⟨
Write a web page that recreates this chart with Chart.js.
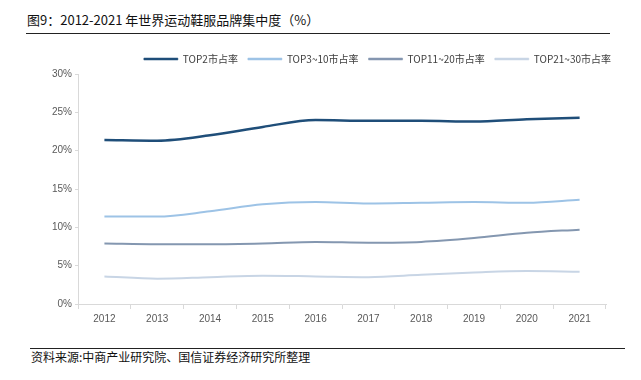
<!DOCTYPE html>
<html>
<head>
<meta charset="utf-8">
<script src="https://cdn.jsdelivr.net/npm/chart.js@4"></script>
<style>
  body { margin: 0; background: #fff; width: 641px; height: 380px; position: relative; overflow: hidden; }
  #title { position: absolute; left: 27px; top: 10px; font: 13px "Noto Sans CJK SC"; color: #111; }
  #rule1 { position: absolute; left: 26px; top: 33px; width: 584px; height: 1px; background: #222; }
  #rule2 { position: absolute; left: 30px; top: 348px; width: 595px; height: 1px; background: #222; }
  #source { position: absolute; left: 31px; top: 348px; font: 12px "Noto Sans CJK SC"; color: #111; }
  #box { position: absolute; left: 30px; top: 44px; width: 608px; height: 285px; }
</style>
</head>
<body>
<div id="title">图9：2012-2021 年世界运动鞋服品牌集中度（%）</div>
<div id="rule1"></div>
<div id="box"><canvas id="myChart"></canvas></div>
<div id="rule2"></div>
<div id="source">资料来源:中商产业研究院、国信证券经济研究所整理</div>
<script>
const years = ['2012', '2013', '2014', '2015', '2016', '2017', '2018', '2019', '2020', '2021'];
const top2 = [21.4, 21.3, 22.0, 23.1, 24.0, 23.9, 23.9, 23.8, 24.1, 24.3];
const top3to10 = [11.4, 11.4, 12.1, 13.0, 13.3, 13.1, 13.2, 13.3, 13.2, 13.6];
const top11to20 = [7.9, 7.8, 7.8, 7.9, 8.1, 8.0, 8.1, 8.6, 9.3, 9.7];
const top21to30 = [3.6, 3.3, 3.5, 3.7, 3.6, 3.5, 3.8, 4.1, 4.3, 4.2];
const seriesNames = ['TOP2市占率', 'TOP3~10市占率', 'TOP11~20市占率', 'TOP21~30市占率'];
const colors = ['#1f4e79', '#9dc3e6', '#8497b0', '#c8d5e5'];

const seriesData = [top2, top3to10, top11to20, top21to30];
const datasets = seriesData.map((d, i) => ({
  label: seriesNames[i],
  data: d,
  borderColor: colors[i],
  backgroundColor: colors[i],
  borderWidth: i === 0 ? 2.5 : 2,
  pointRadius: 0,
  tension: 0.4,
  cubicInterpolationMode: 'monotone',
  fill: false
}));

new Chart('myChart', {
  type: 'line',
  data: { labels: years, datasets: datasets },
  options: {
    responsive: true,
    maintainAspectRatio: false,
    animation: false,
    layout: { padding: { left: 19, right: 17, top: 0, bottom: 0 } },
    plugins: {
      tooltip: { enabled: false },
      legend: {
        position: 'top',
        align: 'end',
        labels: {
          boxWidth: 34,
          boxHeight: 2,
          padding: 10,
          color: '#404040',
          font: { family: '"Noto Sans CJK SC"', size: 10 },
          generateLabels: chart => Chart.defaults.plugins.legend.labels.generateLabels(chart)
            .map(item => Object.assign(item, { lineWidth: 0.5 }))
        }
      }
    },
    scales: {
      x: {
        offset: true,
        grid: { offset: true, drawOnChartArea: false, drawTicks: true, tickLength: 5, color: '#d9d9d9' },
        border: { color: '#d9d9d9' },
        ticks: { color: '#595959', font: { family: '"Liberation Sans"', size: 10 }, padding: 4 }
      },
      y: {
        min: 0,
        max: 30,
        grid: { drawOnChartArea: false, drawTicks: true, tickLength: 3, color: '#d9d9d9' },
        border: { color: '#d9d9d9' },
        ticks: { stepSize: 5, color: '#595959', font: { family: '"Liberation Sans"', size: 10 }, padding: 3,
          callback: v => v + '%' }
      },
      // empty right axis, only used to pull the plot's right edge in
      spacer: {
        position: 'right',
        grid: { display: false },
        border: { display: false },
        ticks: { display: false },
        afterFit: axis => { axis.width = 15; }
      }
    }
  }
});
</script>
</body>
</html>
⟩
▶ **Directive**: Leave out the pictures and repeat the lines from the start of the material through the line with "const colors = ['#1f4e79', '#9dc3e6', '#8497b0', '#c8d5e5'];", inclusive.

▶ **Result of the task**:
Write a web page that recreates this chart with Chart.js.
<!DOCTYPE html>
<html>
<head>
<meta charset="utf-8">
<script src="https://cdn.jsdelivr.net/npm/chart.js@4"></script>
<style>
  body { margin: 0; background: #fff; width: 641px; height: 380px; position: relative; overflow: hidden; }
  #title { position: absolute; left: 27px; top: 10px; font: 13px "Noto Sans CJK SC"; color: #111; }
  #rule1 { position: absolute; left: 26px; top: 33px; width: 584px; height: 1px; background: #222; }
  #rule2 { position: absolute; left: 30px; top: 348px; width: 595px; height: 1px; background: #222; }
  #source { position: absolute; left: 31px; top: 348px; font: 12px "Noto Sans CJK SC"; color: #111; }
  #box { position: absolute; left: 30px; top: 44px; width: 608px; height: 285px; }
</style>
</head>
<body>
<div id="title">图9：2012-2021 年世界运动鞋服品牌集中度（%）</div>
<div id="rule1"></div>
<div id="box"><canvas id="myChart"></canvas></div>
<div id="rule2"></div>
<div id="source">资料来源:中商产业研究院、国信证券经济研究所整理</div>
<script>
const years = ['2012', '2013', '2014', '2015', '2016', '2017', '2018', '2019', '2020', '2021'];
const top2 = [21.4, 21.3, 22.0, 23.1, 24.0, 23.9, 23.9, 23.8, 24.1, 24.3];
const top3to10 = [11.4, 11.4, 12.1, 13.0, 13.3, 13.1, 13.2, 13.3, 13.2, 13.6];
const top11to20 = [7.9, 7.8, 7.8, 7.9, 8.1, 8.0, 8.1, 8.6, 9.3, 9.7];
const top21to30 = [3.6, 3.3, 3.5, 3.7, 3.6, 3.5, 3.8, 4.1, 4.3, 4.2];
const seriesNames = ['TOP2市占率', 'TOP3~10市占率', 'TOP11~20市占率', 'TOP21~30市占率'];
const colors = ['#1f4e79', '#9dc3e6', '#8497b0', '#c8d5e5'];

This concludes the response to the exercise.